◆ **SET TASK**: Your task is to repeat all of the data exactly while excluding the pictures.
==== PROVIDED DATA
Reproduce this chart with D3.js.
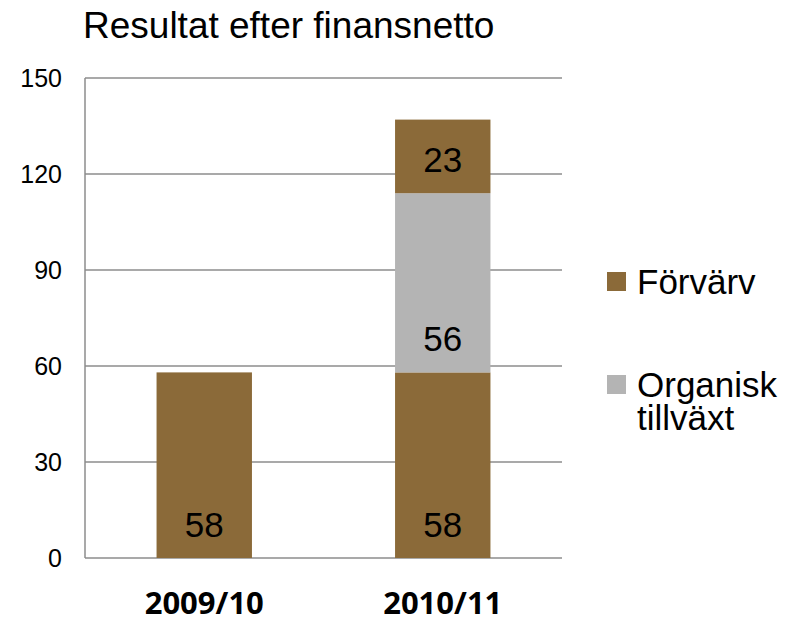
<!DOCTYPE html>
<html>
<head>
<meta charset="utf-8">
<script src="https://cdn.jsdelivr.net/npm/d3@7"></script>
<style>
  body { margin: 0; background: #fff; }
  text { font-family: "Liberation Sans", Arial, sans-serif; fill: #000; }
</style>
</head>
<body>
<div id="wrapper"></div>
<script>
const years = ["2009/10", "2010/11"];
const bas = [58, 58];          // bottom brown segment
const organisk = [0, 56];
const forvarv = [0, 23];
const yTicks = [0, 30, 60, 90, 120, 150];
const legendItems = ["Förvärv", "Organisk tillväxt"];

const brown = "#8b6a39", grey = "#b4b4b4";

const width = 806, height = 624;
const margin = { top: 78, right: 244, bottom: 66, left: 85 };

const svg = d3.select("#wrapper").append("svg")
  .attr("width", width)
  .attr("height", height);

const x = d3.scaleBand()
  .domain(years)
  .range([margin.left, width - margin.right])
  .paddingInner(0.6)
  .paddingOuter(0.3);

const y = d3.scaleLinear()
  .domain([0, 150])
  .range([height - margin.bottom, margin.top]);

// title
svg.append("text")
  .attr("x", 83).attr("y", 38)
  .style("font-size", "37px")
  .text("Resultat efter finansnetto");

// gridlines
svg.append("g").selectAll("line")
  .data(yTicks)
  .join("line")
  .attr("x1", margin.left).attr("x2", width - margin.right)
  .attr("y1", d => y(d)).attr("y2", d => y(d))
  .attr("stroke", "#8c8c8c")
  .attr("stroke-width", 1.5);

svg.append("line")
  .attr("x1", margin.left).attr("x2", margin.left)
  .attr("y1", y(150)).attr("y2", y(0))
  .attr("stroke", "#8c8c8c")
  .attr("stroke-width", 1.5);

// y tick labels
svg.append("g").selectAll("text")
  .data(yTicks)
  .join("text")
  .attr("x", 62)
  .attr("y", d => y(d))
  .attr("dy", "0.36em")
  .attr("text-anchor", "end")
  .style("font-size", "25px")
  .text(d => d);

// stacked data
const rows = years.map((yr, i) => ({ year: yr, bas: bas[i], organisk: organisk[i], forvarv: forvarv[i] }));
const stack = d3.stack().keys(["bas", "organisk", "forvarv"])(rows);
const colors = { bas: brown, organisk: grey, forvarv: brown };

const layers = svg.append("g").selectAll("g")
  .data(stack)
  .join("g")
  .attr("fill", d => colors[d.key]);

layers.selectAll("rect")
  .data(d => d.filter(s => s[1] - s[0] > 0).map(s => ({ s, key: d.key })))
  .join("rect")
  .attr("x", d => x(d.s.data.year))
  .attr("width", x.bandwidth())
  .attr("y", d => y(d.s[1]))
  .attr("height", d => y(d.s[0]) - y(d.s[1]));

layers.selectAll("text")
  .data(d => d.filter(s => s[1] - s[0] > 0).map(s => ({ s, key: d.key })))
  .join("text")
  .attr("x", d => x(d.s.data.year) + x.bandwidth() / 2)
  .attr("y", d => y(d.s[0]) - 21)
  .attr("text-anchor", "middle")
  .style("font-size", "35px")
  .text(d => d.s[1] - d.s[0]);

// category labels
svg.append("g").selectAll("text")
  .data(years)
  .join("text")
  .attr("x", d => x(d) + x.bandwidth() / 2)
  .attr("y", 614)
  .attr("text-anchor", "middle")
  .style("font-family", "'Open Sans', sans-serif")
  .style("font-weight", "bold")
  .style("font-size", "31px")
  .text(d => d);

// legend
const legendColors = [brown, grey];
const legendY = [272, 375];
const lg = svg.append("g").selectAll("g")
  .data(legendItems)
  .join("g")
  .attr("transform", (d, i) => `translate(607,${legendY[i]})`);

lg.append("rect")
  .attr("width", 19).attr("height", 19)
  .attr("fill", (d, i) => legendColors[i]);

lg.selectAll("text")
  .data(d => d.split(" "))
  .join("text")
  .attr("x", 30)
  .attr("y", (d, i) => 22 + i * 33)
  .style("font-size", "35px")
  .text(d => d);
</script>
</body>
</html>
========
◆ **COMPLETED EXERCISE**:
Reproduce this chart with D3.js.
<!DOCTYPE html>
<html>
<head>
<meta charset="utf-8">
<script src="https://cdn.jsdelivr.net/npm/d3@7"></script>
<style>
  body { margin: 0; background: #fff; }
  text { font-family: "Liberation Sans", Arial, sans-serif; fill: #000; }
</style>
</head>
<body>
<div id="wrapper"></div>
<script>
const years = ["2009/10", "2010/11"];
const bas = [58, 58];          // bottom brown segment
const organisk = [0, 56];
const forvarv = [0, 23];
const yTicks = [0, 30, 60, 90, 120, 150];
const legendItems = ["Förvärv", "Organisk tillväxt"];

const brown = "#8b6a39", grey = "#b4b4b4";

const width = 806, height = 624;
const margin = { top: 78, right: 244, bottom: 66, left: 85 };

const svg = d3.select("#wrapper").append("svg")
  .attr("width", width)
  .attr("height", height);

const x = d3.scaleBand()
  .domain(years)
  .range([margin.left, width - margin.right])
  .paddingInner(0.6)
  .paddingOuter(0.3);

const y = d3.scaleLinear()
  .domain([0, 150])
  .range([height - margin.bottom, margin.top]);

// title
svg.append("text")
  .attr("x", 83).attr("y", 38)
  .style("font-size", "37px")
  .text("Resultat efter finansnetto");

// gridlines
svg.append("g").selectAll("line")
  .data(yTicks)
  .join("line")
  .attr("x1", margin.left).attr("x2", width - margin.right)
  .attr("y1", d => y(d)).attr("y2", d => y(d))
  .attr("stroke", "#8c8c8c")
  .attr("stroke-width", 1.5);

svg.append("line")
  .attr("x1", margin.left).attr("x2", margin.left)
  .attr("y1", y(150)).attr("y2", y(0))
  .attr("stroke", "#8c8c8c")
  .attr("stroke-width", 1.5);

// y tick labels
svg.append("g").selectAll("text")
  .data(yTicks)
  .join("text")
  .attr("x", 62)
  .attr("y", d => y(d))
  .attr("dy", "0.36em")
  .attr("text-anchor", "end")
  .style("font-size", "25px")
  .text(d => d);

// stacked data
const rows = years.map((yr, i) => ({ year: yr, bas: bas[i], organisk: organisk[i], forvarv: forvarv[i] }));
const stack = d3.stack().keys(["bas", "organisk", "forvarv"])(rows);
const colors = { bas: brown, organisk: grey, forvarv: brown };

const layers = svg.append("g").selectAll("g")
  .data(stack)
  .join("g")
  .attr("fill", d => colors[d.key]);

layers.selectAll("rect")
  .data(d => d.filter(s => s[1] - s[0] > 0).map(s => ({ s, key: d.key })))
  .join("rect")
  .attr("x", d => x(d.s.data.year))
  .attr("width", x.bandwidth())
  .attr("y", d => y(d.s[1]))
  .attr("height", d => y(d.s[0]) - y(d.s[1]));

layers.selectAll("text")
  .data(d => d.filter(s => s[1] - s[0] > 0).map(s => ({ s, key: d.key })))
  .join("text")
  .attr("x", d => x(d.s.data.year) + x.bandwidth() / 2)
  .attr("y", d => y(d.s[0]) - 21)
  .attr("text-anchor", "middle")
  .style("font-size", "35px")
  .text(d => d.s[1] - d.s[0]);

// category labels
svg.append("g").selectAll("text")
  .data(years)
  .join("text")
  .attr("x", d => x(d) + x.bandwidth() / 2)
  .attr("y", 614)
  .attr("text-anchor", "middle")
  .style("font-family", "'Open Sans', sans-serif")
  .style("font-weight", "bold")
  .style("font-size", "31px")
  .text(d => d);

// legend
const legendColors = [brown, grey];
const legendY = [272, 375];
const lg = svg.append("g").selectAll("g")
  .data(legendItems)
  .join("g")
  .attr("transform", (d, i) => `translate(607,${legendY[i]})`);

lg.append("rect")
  .attr("width", 19).attr("height", 19)
  .attr("fill", (d, i) => legendColors[i]);

lg.selectAll("text")
  .data(d => d.split(" "))
  .join("text")
  .attr("x", 30)
  .attr("y", (d, i) => 22 + i * 33)
  .style("font-size", "35px")
  .text(d => d);
</script>
</body>
</html>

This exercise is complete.